Even testing each autistic person's ability to read emotions in faces isn't as easy as some people make it sound. For one thing, most tests require a person to be understanding or using language around the same time they're looking at faces. For another thing, they often use actors rather than regular people in genuine situations, thereby testing things like stage conventions as much as they're testing actual ability to read faces. Then there's the difference between reading deliberate facial expressions and involuntary ones, culturally learned ones and universal ones, and lots of other things, and autistic people can be better at one than another. Plus people often use still photos to do so instead of moving ones. And there is so much more than I've even written here that can interfere with an accurate result.

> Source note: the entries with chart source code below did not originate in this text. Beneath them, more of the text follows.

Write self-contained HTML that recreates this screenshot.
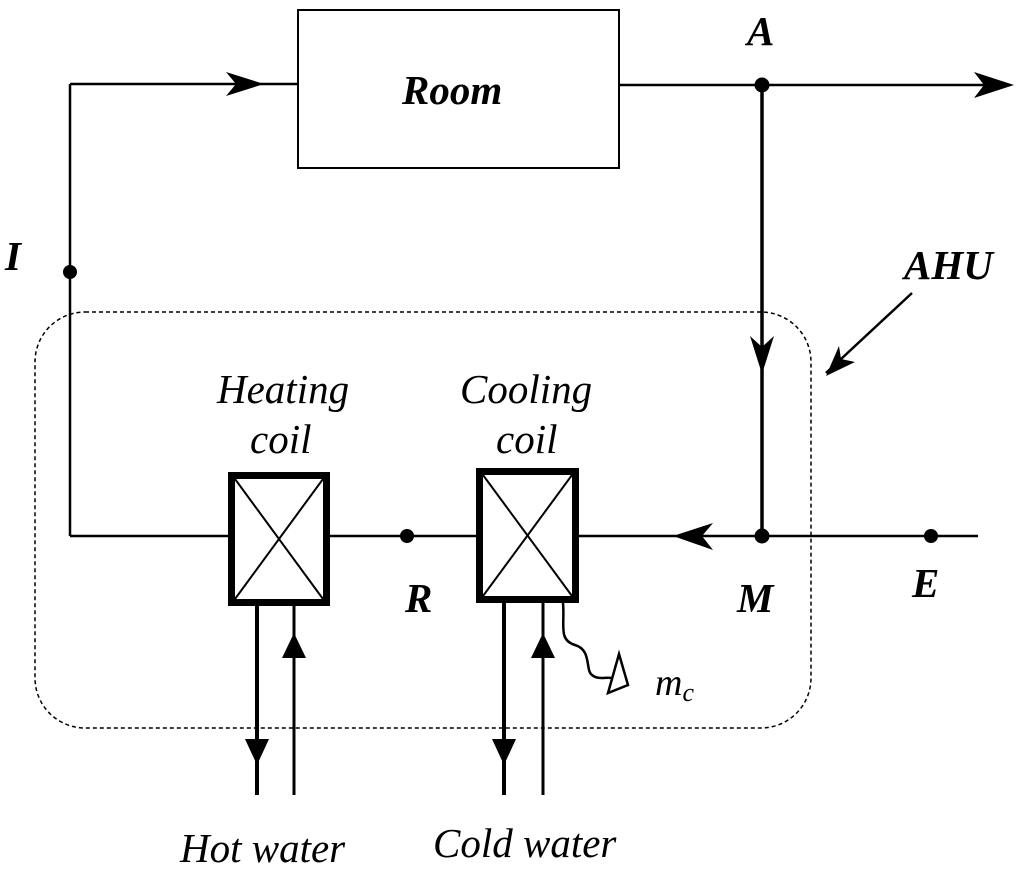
<!DOCTYPE html>
<html><head><style>body{margin:0;background:#fff}svg{display:block}text{font-family:"Liberation Serif",serif;font-style:italic}</style></head><body>
<svg width="1024" height="878" viewBox="0 0 1024 878">
<g stroke="#000" fill="none">
<rect x="298" y="10" width="321" height="158" stroke-width="2"/>
<line x1="70" y1="84" x2="298" y2="84" stroke-width="2.5"/>
<line x1="70" y1="84" x2="70" y2="536" stroke-width="2.5"/>
<line x1="70" y1="536" x2="228" y2="536" stroke-width="2.5"/>
<line x1="619" y1="85" x2="1010" y2="85" stroke-width="2.5"/>
<line x1="762" y1="85" x2="762" y2="536" stroke-width="3.5"/>
<line x1="330" y1="536" x2="476" y2="536" stroke-width="2.5"/>
<line x1="579" y1="536" x2="978" y2="536" stroke-width="2.5"/>
<rect x="35" y="312" width="776" height="416" rx="50" stroke-width="1.5" stroke-dasharray="4,3"/>
<rect x="231.5" y="475.5" width="95" height="127" stroke-width="7"/>
<line x1="235" y1="479" x2="323" y2="599" stroke-width="2"/>
<line x1="323" y1="479" x2="235" y2="599" stroke-width="2"/>
<rect x="479.5" y="471.5" width="96" height="128" stroke-width="7"/>
<line x1="483" y1="475" x2="572" y2="596" stroke-width="2"/>
<line x1="572" y1="475" x2="483" y2="596" stroke-width="2"/>
<line x1="257" y1="606" x2="257" y2="795" stroke-width="4"/>
<line x1="294" y1="606" x2="294" y2="795" stroke-width="3"/>
<line x1="504" y1="603" x2="504" y2="795" stroke-width="4"/>
<line x1="543" y1="603" x2="543" y2="795" stroke-width="3"/>
<path d="M563,603 C565,625 558,640 575,645 C592,650 585,670 592,675 C598,680 605,677 612,678" stroke-width="2.5"/>
<path d="M619,654 L628,685 L608,693 Z" stroke-width="2.5"/>
<line x1="912" y1="293" x2="826" y2="373" stroke-width="2.5"/>
</g>
<g fill="#000">
<path d="M264,84 L226,72 L236,84 L226,96 Z"/>
<path d="M1014,85 L974,72 L984,85 L974,98 Z"/>
<path d="M762,374 L750,336 L762,347 L774,336 Z"/>
<path d="M673,536 L713,523 L702,536 L713,550 Z"/>
<path d="M826,376 L839,346 L841,359 L855,362 Z"/>
<path d="M257,765 L245,739 L269,739 Z"/>
<path d="M294,633 L282,658 L306,658 Z"/>
<path d="M504,765 L492,739 L516,739 Z"/>
<path d="M543,633 L531,658 L555,658 Z"/>
<circle cx="762" cy="85" r="7.5"/>
<circle cx="70" cy="272" r="7"/>
<circle cx="407" cy="536" r="7"/>
<circle cx="762" cy="536" r="7.5"/>
<circle cx="931" cy="536" r="7"/>
</g>
<g font-size="41">
<text x="402" y="104" font-weight="bold">Room</text>
<text x="747" y="45" font-weight="bold">A</text>
<text x="5" y="270" font-weight="bold">I</text>
<text x="904" y="279" font-weight="bold">AHU</text>
<text x="405" y="612" font-weight="bold">R</text>
<text x="737" y="612" font-weight="bold">M</text>
<text x="912" y="597" font-weight="bold">E</text>
<text x="217" y="403">Heating</text>
<text x="250" y="453">coil</text>
<text x="460" y="403">Cooling</text>
<text x="496" y="453">coil</text>
<text x="180" y="862">Hot water</text>
<text x="433" y="857">Cold water</text>
<text x="655" y="695" font-size="38">m<tspan font-size="26" dy="6">c</tspan></text>
</g>
</svg>
</body></html>
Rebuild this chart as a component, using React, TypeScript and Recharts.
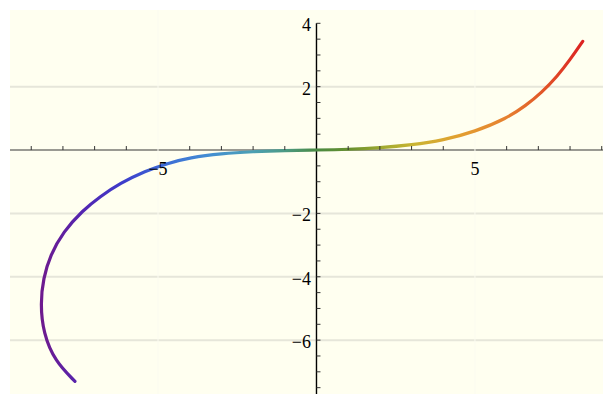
import React from "react";
import { ComposedChart, Line, Scatter, XAxis, YAxis, ReferenceLine, ReferenceDot, ReferenceArea } from "recharts";

// curve samples in parameter order (purple end -> red end)
const curveX = [-7.62, -8.25, -8.62, -8.71, -8.62, -8.4, -7.99, -7.38, -6.83, -6.2, -5.4, -4.7, -4, -3, -2, -1, 0, 1, 2, 3, 4, 5, 6, 6.6, 7.1, 7.6, 8.0, 8.4];
const curveY = [-7.3, -6.67, -5.78, -4.84, -4.05, -3.32, -2.58, -1.91, -1.47, -1.05, -0.66, -0.42, -0.24, -0.11, -0.05, -0.015, 0, 0.02, 0.07, 0.16, 0.31, 0.58, 1.0, 1.4, 1.81, 2.33, 2.85, 3.43];

const xLabelTicks = [-5, 5];
const xMinorTicks = [-9, -8, -7, -6, -4, -3, -2, -1, 1, 2, 3, 4, 6, 7, 8, 9];
const yLabelTicks = [4, 2, -2, -4, -6];
const yMinorTicks = [4, 3.5, 3, 2.5, 2, 1.5, 1, 0.5, -0.5, -1, -1.5, -2, -2.5, -3, -3.5, -4, -4.5, -5, -5.5, -6, -6.5, -7, -7.5];
const yGridLines = [2, -2, -4, -6];

const XMIN = -9.67;
const XMAX = 9.04;
const YMIN = -7.7;
const YMAX = 4.42;

const data = curveX.map((x, i) => ({ x, y: curveY[i] }));
const xLabelData = xLabelTicks.map((v) => ({ x: v, y: 0, t: v }));
const yLabelData = yLabelTicks.map((v) => ({ x: 0, y: v, t: v }));

const fmt = (v: number) => (v < 0 ? "\u2212" + Math.abs(v) : String(v));
const FONT = "'Liberation Serif', 'DejaVu Serif', serif";

const XLabel = (p: any) => (
  <text x={p.cx} y={p.cy + 25} textAnchor="middle" style={{ fontFamily: FONT, fontSize: 18 }} fill="#000">{fmt(p.payload.t)}</text>
);
const YLabel = (p: any) => (
  <text x={p.cx - 5.5} y={p.cy + 8} textAnchor="end" style={{ fontFamily: FONT, fontSize: 18 }} fill="#000">{fmt(p.payload.t)}</text>
);

export default function App() {
  return (
    <div style={{ position: "absolute", left: 0, top: 0 }}>
      <ComposedChart width={603} height={394} data={data} margin={{ top: 10, left: 10, right: 0, bottom: 0 }}>
        <defs>
          <linearGradient id="rainbow" x1="0" y1="0" x2="1" y2="0">
            <stop offset="0" stopColor="#6e1a8e" />
            <stop offset="0.08" stopColor="#5226b2" />
            <stop offset="0.15" stopColor="#3d3cca" />
            <stop offset="0.22" stopColor="#3c68d6" />
            <stop offset="0.31" stopColor="#438ed2" />
            <stop offset="0.39" stopColor="#4ca0b4" />
            <stop offset="0.45" stopColor="#4c9a84" />
            <stop offset="0.51" stopColor="#4a8a42" />
            <stop offset="0.57" stopColor="#68902e" />
            <stop offset="0.63" stopColor="#a0aa30" />
            <stop offset="0.69" stopColor="#cab432" />
            <stop offset="0.77" stopColor="#e2a030" />
            <stop offset="0.86" stopColor="#e68030" />
            <stop offset="0.92" stopColor="#e25a28" />
            <stop offset="1" stopColor="#dc2222" />
          </linearGradient>
        </defs>
        <XAxis type="number" dataKey="x" domain={[XMIN, XMAX]} allowDataOverflow hide />
        <YAxis type="number" dataKey="y" domain={[YMIN, YMAX]} allowDataOverflow hide />
        <ReferenceArea x1={XMIN} x2={XMAX} y1={YMIN} y2={YMAX} fill="#fffff0" fillOpacity={1} stroke="none" ifOverflow="visible" />
        {yGridLines.map((v) => (
          <ReferenceLine key={"g" + v} y={v} stroke="#e6e6da" strokeWidth={2} />
        ))}
        <ReferenceLine y={0} stroke="#9a9a92" strokeWidth={2} />
        {xLabelTicks.map((v) => (
          <ReferenceLine key={"vg" + v} x={v} stroke="#fbfbf0" strokeWidth={1} />
        ))}
        <ReferenceLine segment={[{ x: 0, y: 4 }, { x: 0, y: YMIN }]} stroke="#000" strokeWidth={1.4} />
        {xMinorTicks.map((v) => (
          <ReferenceDot key={"xt" + v} x={v} y={0} r={0}
            shape={(p: any) => <line x1={p.cx} y1={p.cy} x2={p.cx} y2={p.cy - 4} stroke="#333" strokeWidth={1} />} />
        ))}
        {yMinorTicks.map((v) => (
          <ReferenceDot key={"yt" + v} x={0} y={v} r={0}
            shape={(p: any) => <line x1={p.cx} y1={p.cy} x2={p.cx + 4} y2={p.cy} stroke="#333" strokeWidth={1} />} />
        ))}
        <Line dataKey="y" type="basis" stroke="url(#rainbow)" strokeWidth={3.2} dot={false} strokeLinecap="round" isAnimationActive={false} />
        <Scatter data={xLabelData} dataKey="y" shape={XLabel} isAnimationActive={false} />
        <Scatter data={yLabelData} dataKey="y" shape={YLabel} isAnimationActive={false} />
      </ComposedChart>
    </div>
  );
}
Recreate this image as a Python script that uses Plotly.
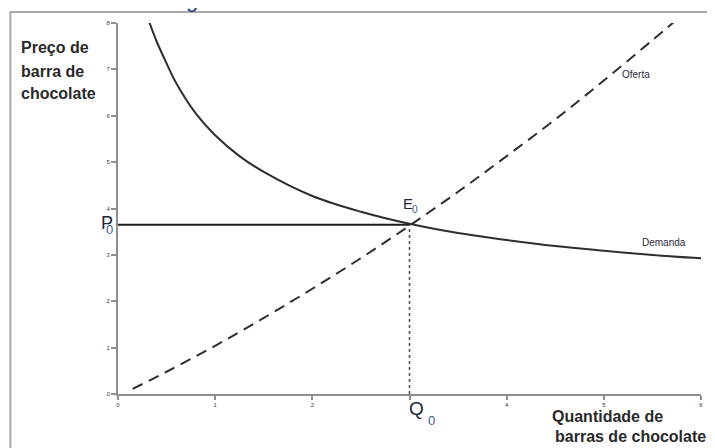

I've been involved in trying to design experiments to genuinely test such things and they're way harder to design than the usual experiments that exist already. What frightens me is that I can notice these things as someone with no formal education about autism, and people who are supposedly experts (not to mention peer reviewers, etc.) often don't notice it.
_________________
"In my world it's a place of patterns and feel. In my world it's a haven for what is real. It's my world, nobody can steal it, but people like me, we live in the shadows." -Donna Williams
That is something that has always bothered me about "what's this expression?" tests. The ones people have posted here have looked like faces taken from movie stills. What's actually being asked is "what emotion is this actor trying to convey?" Candid photos taken of random people on the street would be a lot more accurate. But also possibly a violation of those peoples' privacy to be used without permission in a test. So that leaves people who have given permission but then are acting on instruction rather than actual emotion.
The study of autism by people who don't have it seems to be more anthropology than medicine. Your role, as best as I can make out from posts, has been that of the local hired as an interpreter. A paradigm shift towards seeing this as anthropological research might go farther towards explaining autistic people to non-autistic people, which is what they are trying to do.